Documents and slides from the presentation are available online at dot.ca.gov/d4/lagunitascreekbridge/.
The meeting concluded with a question and answer session with Caltrans. All of the comments from this portion were recorded by a court reporter, and would be addressed, like all public comments, in the final environmental impact report.
During the question and answer period, most residents were incensed. Some wanted to know if a no-build option was still possible; Caltrans said it was, and public sessions like these were the way that community members could achieve that outcome.
Many expressed support for the animal hospital, including long-term clients. David Whitney, her husband, spoke several times and questioned if Caltrans could really offer her relocation. He said that a representative Dr. Whitney had spoken to that day over the phone had seemed to think it was not an option. (According to Dr. Whitney, Caltrans representatives asked to meet her at her business to walk around the site after she spoke at the Marshall meeting, but she instead to chose to have a conversation over the phone.)
One Caltrans representative during the meeting confirmed that it was possible to relocate the business, though formally they could not legally start talking about it until a design alternative had been chosen and the final environmental impact report released. At that point, a right-of-way specialist would contact her and all other affected property owners to discuss compensation for temporarily using their land, as well as any mitigation measures.
After the meeting, Dr. Whitney said that as far as she understands, Caltrans will not address the potential loss of business; to be compensated for that, she would have to file a lawsuit.

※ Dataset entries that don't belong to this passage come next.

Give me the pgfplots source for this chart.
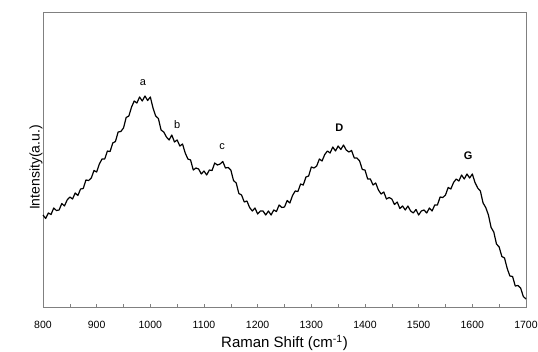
\documentclass[border=0pt]{standalone}
\usepackage{fontspec}
\setmainfont{Liberation Sans}
\usepackage{pgfplots}
\pgfplotsset{compat=1.18}
\definecolor{axgray}{RGB}{128,128,128}
\begin{document}
\begin{tikzpicture}
\begin{axis}[
  scale only axis, width=483pt, height=295pt,
  xmin=800, xmax=1700, ymin=0, ymax=295,
  axis line style={axgray, line width=0.8pt},
  xtick={800,900,...,1700}, minor xtick={850,950,...,1650},
  ytick=\empty,
  tick align=inside, xtick pos=bottom,
  major tick length=3pt, minor tick length=3pt,
  tick style={axgray, line width=0.6pt},
  /pgf/number format/assume math mode=true,
  /pgf/number format/1000 sep={},
  xticklabel style={font=\fontsize{10.5}{12}\selectfont, yshift=-11pt},
  xlabel={Raman Shift (cm\textsuperscript{-1})},
  ylabel={Intensity(a.u.)},
  xlabel style={font=\fontsize{15}{17}\selectfont, yshift=1pt},
  ylabel style={font=\fontsize{14}{16}\selectfont, yshift=-3pt, xshift=-8pt},
  clip=false,
]
\addplot[black, line width=1.2pt, line join=round] table {
800 92
805 88.5
810 94
815 92.5
820 99
825 96.5
830 97
835 103.5
840 101
845 107
850 110
855 108
860 114
865 111.5
870 118
875 118.5
880 127
885 126.5
890 129
895 136.5
900 135
905 143
910 148
915 148
920 156
925 155.5
930 164
935 165.5
940 175
945 175.5
950 179
955 189.5
960 191
965 200
970 206
975 204
980 210
985 206
990 211
995 206.5
1000 210
1005 199
1010 191
1015 188.5
1020 177
1025 175
1030 170
1035 167
1040 172
1045 165
1050 167
1055 161
1060 163
1065 154
1070 148
1075 147
1080 137
1085 139
1090 138
1095 133
1100 136
1105 132
1110 137
1115 136.5
1120 144
1125 142
1130 143
1135 145.5
1140 139
1145 139.5
1150 137
1155 126.5
1160 124
1165 113.5
1170 112
1175 105
1180 106
1185 99.5
1190 96
1195 99
1200 93
1205 96
1210 96
1215 92
1220 96
1225 92
1230 97
1235 95.5
1240 102
1245 99.5
1250 100
1255 106.5
1260 104
1265 111.5
1270 116
1275 115.5
1280 123
1285 122
1290 130
1295 131
1300 140
1305 139
1310 141
1315 148
1320 146
1325 152.5
1330 156
1335 154
1340 160
1345 156
1350 161
1355 157.5
1360 162
1365 157
1370 155
1375 156.5
1380 149
1385 149
1390 146
1395 137.5
1400 137
1405 128
1410 128
1415 122
1420 124
1425 117
1430 113
1435 115
1440 108
1445 109.5
1450 108
1455 102.5
1460 105
1465 98.5
1470 101
1475 97
1480 101
1485 96
1490 94
1495 97.5
1500 92
1505 96
1510 97
1515 94
1520 99
1525 96
1530 102
1535 102
1540 110
1545 109.5
1550 112
1555 119.5
1560 118
1565 124.5
1570 128
1575 126
1580 132
1585 128
1590 133
1595 129
1600 133
1605 124.5
1610 119
1615 116
1620 104
1625 99.5
1630 92
1635 79.5
1640 75
1645 63
1650 60
1655 50.5
1660 49
1665 38.5
1670 31
1675 30.5
1680 21
1685 21.5
1690 19
1695 10.5
1700 8
};
\node[font=\fontsize{11}{12}\selectfont] at (axis cs:986,224) {a};
\node[font=\fontsize{11}{12}\selectfont] at (axis cs:1050,182) {b};
\node[font=\fontsize{11}{12}\selectfont] at (axis cs:1134,160) {c};
\node[font=\fontsize{11}{12}\selectfont\bfseries] at (axis cs:1352,179) {D};
\node[font=\fontsize{11}{12}\selectfont\bfseries] at (axis cs:1592,151) {G};
\end{axis}
\pgfresetboundingbox
\useasboundingbox (-43pt,-44pt) rectangle (495pt,307pt);
\end{tikzpicture}
\end{document}
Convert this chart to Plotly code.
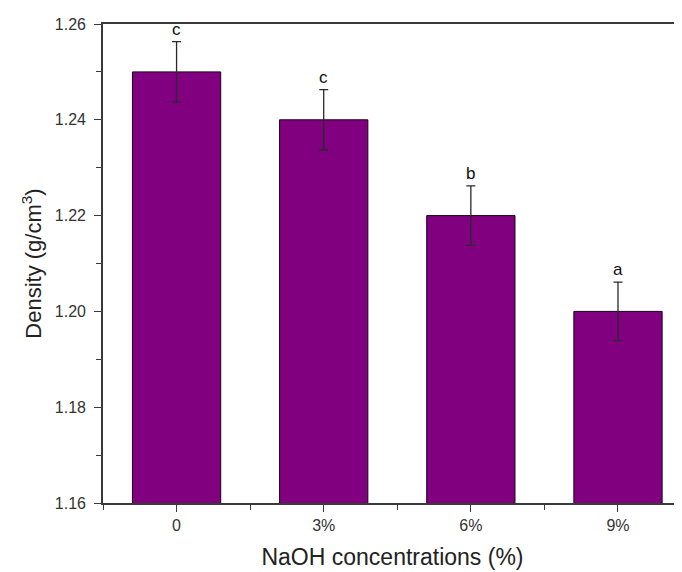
import plotly.graph_objects as go

categories = ["0", "3%", "6%", "9%"]
density = [1.250, 1.240, 1.220, 1.200]
errors = [0.0063, 0.0063, 0.0062, 0.0061]
letters = ["c", "c", "b", "a"]
y_ticks = [1.16, 1.18, 1.20, 1.22, 1.24, 1.26]

xpos = list(range(len(categories)))
FONT = "Liberation Sans, Arial, sans-serif"
AX = "#3a3a3a"

fig = go.Figure()
fig.add_trace(go.Bar(
    x=xpos, y=density, width=0.6,
    marker=dict(color="#800080", line=dict(color="#1a001a", width=1)),
    error_y=dict(type="data", array=errors, visible=True,
                 color="#2a2a2a", thickness=1.3, width=4.5),
    showlegend=False,
))

for xi, v, e, t in zip(xpos, density, errors, letters):
    fig.add_annotation(x=xi, y=v + e, text=t, showarrow=False,
                       yanchor="bottom", yshift=1,
                       font=dict(family=FONT, size=17, color="#111"))

fig.update_layout(
    width=674, height=564,
    margin=dict(l=95, r=0, t=16, b=69),
    paper_bgcolor="white", plot_bgcolor="white",
    font=dict(family=FONT, color="#222"),
    bargap=0.4,
)
fig.update_xaxes(
    range=[-0.5, 3.435],
    tickmode="array", tickvals=xpos, ticktext=categories,
    ticks="outside", ticklen=7, tickcolor=AX, tickwidth=1.3,
    minor=dict(ticks="outside", ticklen=5, tickcolor=AX, tick0=0.5, dtick=1),
    showline=True, linecolor=AX, linewidth=1.6, mirror=True,
    showgrid=False, zeroline=False,
    tickfont=dict(size=16, color="#333"),
    title=dict(text="NaOH concentrations (%)", font=dict(size=23, color="#222"), standoff=16),
)
fig.update_yaxes(
    range=[1.16, 1.26],
    tickmode="array", tickvals=y_ticks,
    ticktext=[f"{v:.2f}" for v in y_ticks],
    ticks="outside", ticklen=7, tickcolor=AX, tickwidth=1.3,
    ticklabelstandoff=5,
    minor=dict(ticks="outside", ticklen=5, tickcolor=AX, dtick=0.01, tick0=1.17),
    showline=True, linecolor=AX, linewidth=1.6, mirror=False,
    showgrid=False, zeroline=False,
    tickfont=dict(size=16, color="#333"),
    title=dict(text="Density (g/cm<sup>3</sup>)", font=dict(size=22, color="#222"), standoff=7),
)

fig.write_html("out.html")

Still others questioned the issues of the retrofit. Mr. Moser and another Inverness resident wondered why Caltrans had given this presentation to explain the retrofit, as opposed to evaluating it formally in an environmental impact report. They also asked how long the engineer who presented had been working on the project, since a seismic analysis of a retrofit was only published this March, and therefore did not inform the decision to exclude it in the draft E.I.R., published a month later.
Toward the second half of the meeting, the tone shifted slightly, and some started voicing concern over the strong call for the no-build option, given safety concerns.
“For the people advocating for a no-build option, my question to you is, in the event of an earthquake, whenever it happens…,” began Cathleen Dorinson, who represented the Mainstreet Moms in a stakeholder working group Caltrans convened last year.
“If!” someone from the audience shouted, interrupting her.
“Not “if,’” she replied. “It’s going to happen. It could be 300 years, but we live in an earthquake zone, so not ‘if.’ When the earthquake happens, then what? The bridge is not drivable upon, it’s either fallen down or obviously unsafe. What is the process that this community has to go through for us to have a replacement bridge built? Because it’s not going to have to be retrofitted at that point; it will have to be replaced. Do we start this whole five-year process over again?”
A few others spoke of the reality of earthquakes in California, about access to emergency resources in Point Reyes Station for people on the other side of the bridge and about making the right decision for the next generation.
The safety benefits of a replacement, including the larger sidewalk and shoulders, and improved sightline for turning at Sir Francis Drake, held less weight with the audience, however.
“I walk on the bridge and I ride my bike probably more than most people, and I’ve never had any trouble crossing that bridge, crossing that street, and I don’t think there is much concern for bicyclists or pedestrians in this area,” said Point Reyes Station business owner Susan Hayes, whose home is within 1,000 feet of the construction zone. “And, it’s a proven fact that the wider the road, the faster the cars go. The largest problem at that intersection is speed.”
Ms. Hayes also implored why there wasn’t a weight limit sign posted at the bridge, if that was truly a danger today.